The First Known Videotape Edited Show…November 20, 1958, CBS
Seated on the right is director John Frankenheimer watching Ross Murray edit “Old Man”, which was a ‘Playhouse 90’ presentation that aired November 20, 1958.
This was the first time an entire production had ever been videotaped in advance and edited for air. The year before, Frankenheimer had used videotaped inserts in the live productions of two prior ‘Playhouse 90’ shows which were “Bomber’s Moon” and “The Days Of Wine And Roses”, but “Old Man” was a different ballgame.
Most of “Old Man” took place in a storm on the Mississippi River as an escaped convict fled from the law. The production used two studios at Television City (wet and dry) and was so daunting technically that the only way to do it was on tape. You can see some of the production shots below, including the huge Chapman movie crane they brought in.
On November 30, 1956 CBS had made history by tape delaying ‘Douglas Edwards With The News’ and again on October 13, 1957 when they used videotape to play back ‘The Edsel Show’ which aired live from Television City three hours earlier. Enjoy and share! -Bobby Ellerbee
At KTLA, they rarely spliced videotape. When they did, the splicer had a microscope on it. A liquid was used to “develop” the synch marks so the final edit wouldn’t break-up. Usually, the final version was dubbed to clean tape, fearing the tape splices could fail during live playback.
How many of you remember the tape speed (30″/sec) and the heads (4) speed (14400 rpm) and the nail polish bottle with tiny sparkles which you painted on the tape to see where the head-switching pulses were in order to avoid a jump cut or frame roll?
Stephen,with the VR-2000s you could edit on the fly.No frame accuracy until the late 60’s when EECO developed time code. I may still have one of their time code pamphlets.
Video editing was done the same way as audio or film. The media was the record and you had to physically slice, dice and splice to create the final product
You certainly have a lot of great material. I appreciate your posts more than you can know. Thank you!
Looks like an Ampex VR-1000, which is what our first Videotape machine was in Amarillo Texas.
Love the ash tray on the side of the machine.

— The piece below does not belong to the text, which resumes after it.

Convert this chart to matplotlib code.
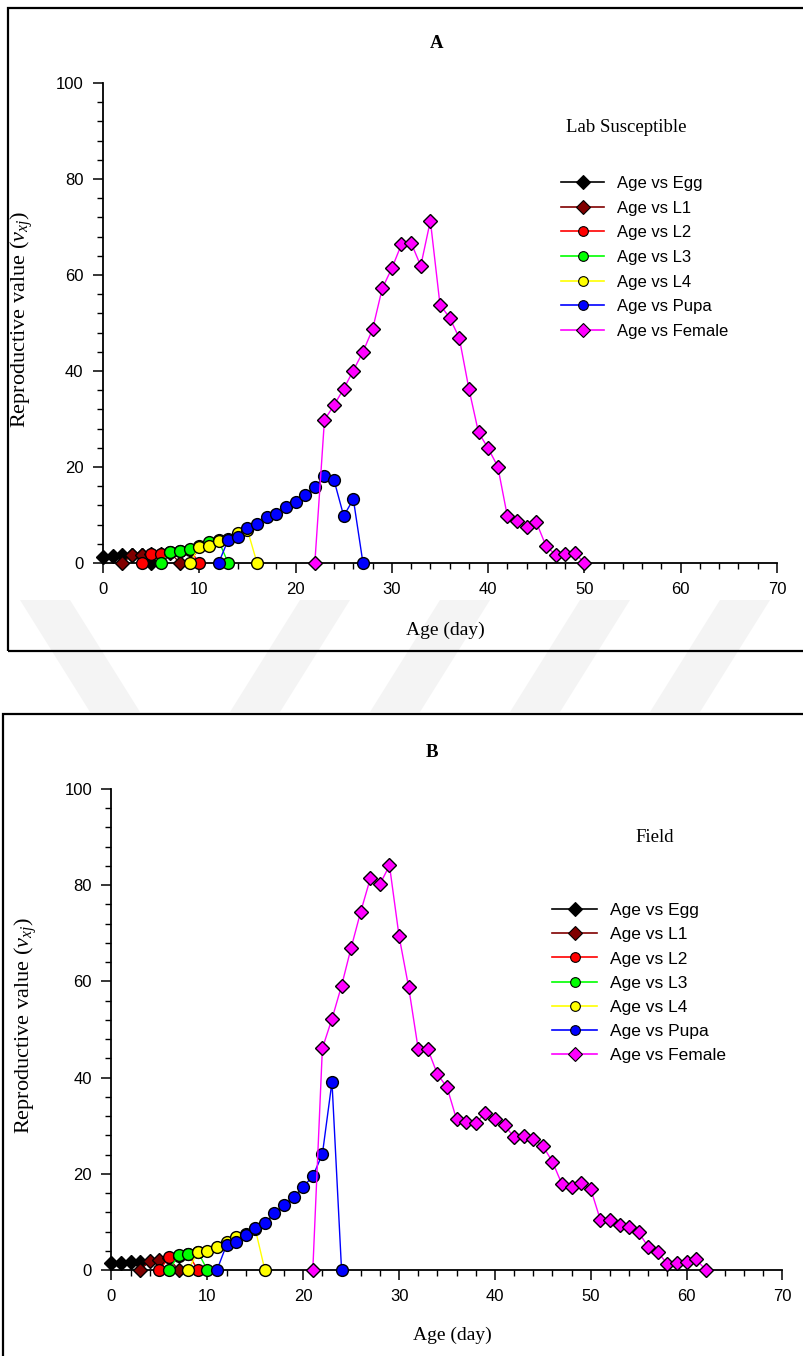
import matplotlib
matplotlib.use('Agg')
import matplotlib.pyplot as plt
from matplotlib.lines import Line2D
from matplotlib.patches import Rectangle, Polygon

# ---------------- data ----------------
stage_labels = ['Age vs Egg', 'Age vs L1', 'Age vs L2', 'Age vs L3',
                'Age vs L4', 'Age vs Pupa', 'Age vs Female']
stage_colors = ['#000000', '#800000', '#ff0000', '#00ff00',
                '#ffff00', '#0000ff', '#ff00ff']

# Panel A : Lab Susceptible
a_egg_age = [0, 1, 2, 3, 4, 5]
a_egg_val = [1.3, 1.4, 1.7, 1.6, 1.7, 0]
a_l1_age = [2, 3, 4, 5, 6, 7, 8]
a_l1_val = [0, 1.6, 1.6, 1.8, 1.9, 2.1, 0]
a_l2_age = [4, 5, 6, 7, 8, 9, 10]
a_l2_val = [0, 1.9, 1.9, 2.2, 2.4, 2.8, 0]
a_l3_age = [6, 7, 8, 9, 10, 11, 12, 13]
a_l3_val = [0, 2.3, 2.4, 2.9, 3.5, 4.3, 4.7, 0]
a_l4_age = [9, 10, 11, 12, 13, 14, 15, 16]
a_l4_val = [0, 3.3, 3.5, 4.5, 5.0, 6.3, 6.9, 0]
a_pupa_age = [12, 13, 14, 15, 16, 17, 18, 19, 20, 21, 22, 23, 24, 25, 26, 27]
a_pupa_val = [0, 4.8, 5.5, 7.2, 8.1, 9.6, 10.3, 11.6, 12.8, 14.2, 15.8,
              18.1, 17.2, 9.8, 13.3, 0]
a_fem_age = list(range(22, 51))
a_fem_val = [0, 29.8, 32.9, 36.3, 40.1, 44.0, 48.7, 57.2, 61.4, 66.4, 66.7,
             61.9, 71.3, 53.8, 51.1, 46.9, 36.3, 27.2, 23.9, 20.1, 9.7, 8.8,
             7.6, 8.5, 3.6, 1.7, 1.9, 2.1, 0]

# Panel B : Field
b_egg_age = [0, 1, 2, 3]
b_egg_val = [1.4, 1.5, 1.7, 1.7]
b_l1_age = [3, 4, 5, 6, 7]
b_l1_val = [0, 1.9, 2.1, 2.4, 0]
b_l2_age = [5, 6, 7, 8, 9]
b_l2_val = [0, 2.6, 3.0, 3.4, 0]
b_l3_age = [6, 7, 8, 9, 10]
b_l3_val = [0, 3.1, 3.4, 3.8, 0]
b_l4_age = [8, 9, 10, 11, 12, 13, 14, 15, 16]
b_l4_val = [0, 3.7, 4.0, 4.8, 5.9, 6.8, 7.5, 8.5, 0]
b_pupa_age = [11, 12, 13, 14, 15, 16, 17, 18, 19, 20, 21, 22, 23, 24]
b_pupa_val = [0, 5.2, 5.8, 7.3, 8.7, 9.7, 11.8, 13.5, 15.1, 17.3, 19.5,
              24.1, 39.1, 0]
b_fem_age = list(range(21, 63))
b_fem_val = [0, 46.1, 52.2, 59.1, 67.0, 74.5, 81.4, 80.2, 84.1, 69.4,
             58.8, 45.9, 45.9, 40.7, 38.0, 31.3, 30.8, 30.5, 32.7, 31.3,
             30.1, 27.6, 27.9, 27.2, 25.8, 22.5, 17.8, 17.3, 18.0, 16.8,
             10.4, 10.3, 9.4, 8.9, 7.8, 4.8, 3.7, 1.2, 1.4, 1.7, 2.2, 0]

x_ticks = [0, 10, 20, 30, 40, 50, 60, 70]
y_ticks = [0, 20, 40, 60, 80, 100]

# ---------------- figure ----------------
W, H = 804, 1356
fig = plt.figure(figsize=(W / 100, H / 100), dpi=100)
fig.patch.set_facecolor('white')

SERIF = ['Liberation Serif', 'DejaVu Serif']
SANS = ['Liberation Sans', 'DejaVu Sans']
plt.rcParams['mathtext.fontset'] = 'custom'
plt.rcParams['mathtext.rm'] = 'Liberation Serif'
plt.rcParams['mathtext.it'] = 'Liberation Serif:italic'


def fx(px):
    return px / W


def fy(py):
    return 1 - py / H


# faint watermark strips (background)
wm = '#f4f4f4'
strips = [[(20, 600), (70, 600), (140, 712), (90, 712)],
          [(300, 600), (350, 600), (280, 712), (230, 712)],
          [(440, 600), (490, 600), (420, 712), (370, 712)],
          [(580, 600), (630, 600), (560, 712), (510, 712)],
          [(720, 600), (770, 600), (700, 712), (650, 712)]]
for s in strips:
    fig.patches.append(Polygon([(fx(x), fy(y)) for x, y in s], closed=True,
                               transform=fig.transFigure, facecolor=wm,
                               edgecolor='none', zorder=-5))

# panel frames
fig.patches.append(Rectangle((fx(8), fy(651)), fx(804 + 10) - fx(8),
                             fy(8) - fy(651), transform=fig.transFigure,
                             fill=False, edgecolor='black', linewidth=1.6,
                             zorder=-1))
fig.patches.append(Rectangle((fx(3), fy(1356 + 10)), fx(804 + 10) - fx(3),
                             fy(714) - fy(1366), transform=fig.transFigure,
                             fill=False, edgecolor='black', linewidth=1.6,
                             zorder=-1))


def panel(ax_px, series, title, title_xy, sub, sub_xy, leg_xy, ylab_xy,
          xlab_xy, leg_fs, leg_sp):
    l, r, t, b = ax_px
    ax = fig.add_axes([fx(l), fy(b), fx(r) - fx(l), fy(t) - fy(b)])
    ax.set_facecolor('none')
    markers = ['D', 'D', 'o', 'o', 'o', 'o', 'D']
    msizes = [7.5, 7.5, 8.5, 8.5, 8.5, 8.5, 7.5]
    for i, (xs, ys) in enumerate(series):
        ax.plot(xs, ys, color=stage_colors[i], linewidth=1.0,
                marker=markers[i], markersize=msizes[i],
                markerfacecolor=stage_colors[i], markeredgecolor='black',
                markeredgewidth=1.0, zorder=3 + i, clip_on=False)
    ax.set_xlim(0, 70)
    ax.set_ylim(0, 100)
    ax.set_xticks(x_ticks)
    ax.set_yticks(y_ticks)
    ax.set_xticks(range(0, 71, 2), minor=True)
    ax.set_yticks(range(0, 101, 4), minor=True)
    for sp in ['top', 'right']:
        ax.spines[sp].set_visible(False)
    for sp in ['left', 'bottom']:
        ax.spines[sp].set_linewidth(1.3)
    ax.tick_params(which='major', direction='out', length=7, width=1.1,
                   labelsize=12, pad=7)
    ax.tick_params(which='minor', direction='out', length=4, width=1.0)
    for lab in ax.get_xticklabels() + ax.get_yticklabels():
        lab.set_fontfamily(SANS)
    handles = [Line2D([], [], color=stage_colors[i], linewidth=1.2,
                      marker=markers[i], markersize=7,
                      markerfacecolor=stage_colors[i],
                      markeredgecolor='black', markeredgewidth=0.8)
               for i in range(7)]
    ax.legend(handles, stage_labels, loc='upper left',
              bbox_to_anchor=(fx(leg_xy[0]), fy(leg_xy[1])),
              bbox_transform=fig.transFigure, frameon=False,
              handlelength=2.6, handletextpad=0.75, labelspacing=leg_sp,
              borderpad=0, borderaxespad=0,
              prop={'family': SANS, 'size': leg_fs})
    fig.text(fx(title_xy[0]), fy(title_xy[1]), title, ha='center',
             va='center', fontsize=13.5, fontweight='bold', family=SERIF)
    fig.text(fx(sub_xy[0]), fy(sub_xy[1]), sub, ha='center', va='center',
             fontsize=13.5, family=SERIF)
    fig.text(fx(ylab_xy[0]), fy(ylab_xy[1]),
             r'Reproductive value ($v_{xj}$)', ha='center', va='center',
             rotation=90, fontsize=16, family=SERIF)
    fig.text(fx(xlab_xy[0]), fy(xlab_xy[1]), 'Age (day)', ha='center',
             va='center', fontsize=14, family=SERIF)
    return ax


series_a = [(a_egg_age, a_egg_val), (a_l1_age, a_l1_val),
            (a_l2_age, a_l2_val), (a_l3_age, a_l3_val),
            (a_l4_age, a_l4_val), (a_pupa_age, a_pupa_val),
            (a_fem_age, a_fem_val)]
series_b = [(b_egg_age, b_egg_val), (b_l1_age, b_l1_val),
            (b_l2_age, b_l2_val), (b_l3_age, b_l3_val),
            (b_l4_age, b_l4_val), (b_pupa_age, b_pupa_val),
            (b_fem_age, b_fem_val)]

panel((103, 777, 83, 563), series_a, 'A', (437, 43), 'Lab Susceptible',
      (626, 127), (561, 176), (22, 320), (445, 630), 12, 0.58)
panel((111.5, 782.5, 789, 1270), series_b, 'B', (432, 752), 'Field',
      (655, 837), (552, 903), (26, 1026), (452, 1335), 12.5, 0.52)

fig.savefig('out.png', dpi=100, facecolor='white')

Wow, and we think editing is a tedious process now.
How far it’s come…..
I love this stuff. Very grateful to these men for making my career possible.
> this had to be fun on a VR-1000…
Looking at these photos, I’m wondering if this was shot in New York. The Playhouse 90 ep. “For Whom the Bell Tolls” was–my dad worked on it (that ep. was also taped and edited).
I love how the floor is covered with pieces of videotape . . . . .
Fascinating. Also the boom with a light on it for a night scene over the water. Frankenheimer was brilliant, got to work with him once at the end of his career.
The closest I ever got to that was knowing someone who used to tape splice edit videotape. You had to sprinkle the tape with iron filings to see where the magnetic bands were and cut between them for a clean cut.